Apple Patent: ‘Zombie Mode’ For Your Stolen iPhone

This January, Apple was awarded a patent that would allow their phones to track movements and locations even while the phone is off, putting it in a “zombie mode” of sorts. The ability for Apple to track phones even when they’re turned off raises some privacy concerns, but Apple is confident that the feature will actually make phones more, rather than less, secure.

Some consumers have sang the praises of Apple’s Find My iPhone service after it helped them recover a lost phone; in fact, one can find many success stories from the past few years of a lost phone being found again thanks to Apple’s tracking ability. But there have also been many who have been unable to take advantage of Apple’s Find My iPhone service, simply because their phone was turned off or ran out of battery after they lost it.

With this potentially upcoming “zombie mode,” Apple phone owners can be assured that they can utilize Find My iPhone regardless of their phone’s on/off state. This mode is also a preventative measure against thieves, who can simply turn off a phone they recently stole to avoid Apple and the rightful owner tracking its location.

Mobile phone giants like Apple and Samsung are increasing their efforts to take action against stolen phones, most recently via a “kill switch” that allows phones to be locked remotely, effectively nullifying the value of a stolen phone for any thief, since they are unable to access any of its features. Microsoft is expected to release an update involving a similar kill switch feature into their Windows-based phones sometime later this year.

In regard to Apple’s recently acquired “zombie mode” patent, the details include asking users to enter their security code while powering down the phone. If the code is entered incorrectly, the phone will enter a mode where it appears to be turned off, while in actuality it is running location services in the background. This mode even conserves battery by turning on at various intervals and transmitting its location before turning off again for a period of time.

The patent, which was filed in April 2014, goes beyond these fairly expected features by also delving into criminal identification; the patent involves a feature that would take photos of the person that has stolen it, provided the phone is reported stolen by the original owner. Another feature involves using a QR code to unlock the phone.

While it’s a fool’s errand to read too much into Apple’s patents—the company files many patents all throughout the year—it’s an effective way to peek into what the company may be rolling out next with future updates or product redesigns. Phone security has been an often talked-about topic recently, especially since the 2014 celebrity photo hack involving iCloud, so it’s no surprise that the largest phone manufacturers are taking privacy seriously in 2015. In addition to features like zombie mode, one can expect new security features to be emphasized for many new phone models this year and beyond.

While the prospect of Apple tracking your phone when it’s off may seem counteractive to privacy, the ability for both Apple and you—the consumer—to track a phone even when it’s off makes it less likely a thief will attempt to steal your phone. A Reuters report found that phone thefts dropped 40% in San Francisco and 25% in New York, encouraging numbers that are undoubtedly influenced by phone manufacturers taking privacy and post-theft maneuvers more seriously.

And while it might feel, for some of you, like beating a dead horse, I’ll remind you again that Apple is on a very short list of tech companies that I can trust with my privacy.
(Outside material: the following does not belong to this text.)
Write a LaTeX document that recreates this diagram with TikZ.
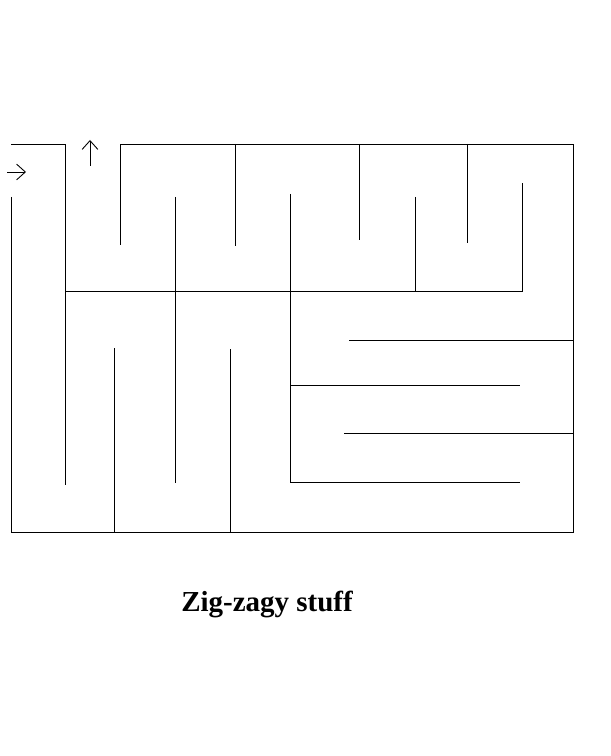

I don’t say this lightly. The fact is that Apple’s Tim Cook has been extremely forthcoming—and extremely reassuring—about Apple’s commitment to customer privacy.

In other words, I don’t think we’ll be seeing a Superfish-type debacle coming out of Cupertino. While Apple has had some security hiccups recently—not the least of which was the now-infamous celebrity photo leak—we don’t yet have any indication that Apple is using our personal information in any deliberately underhanded ways. If you’re looking for a reason to justify brand loyalty, I can’t think of a better one.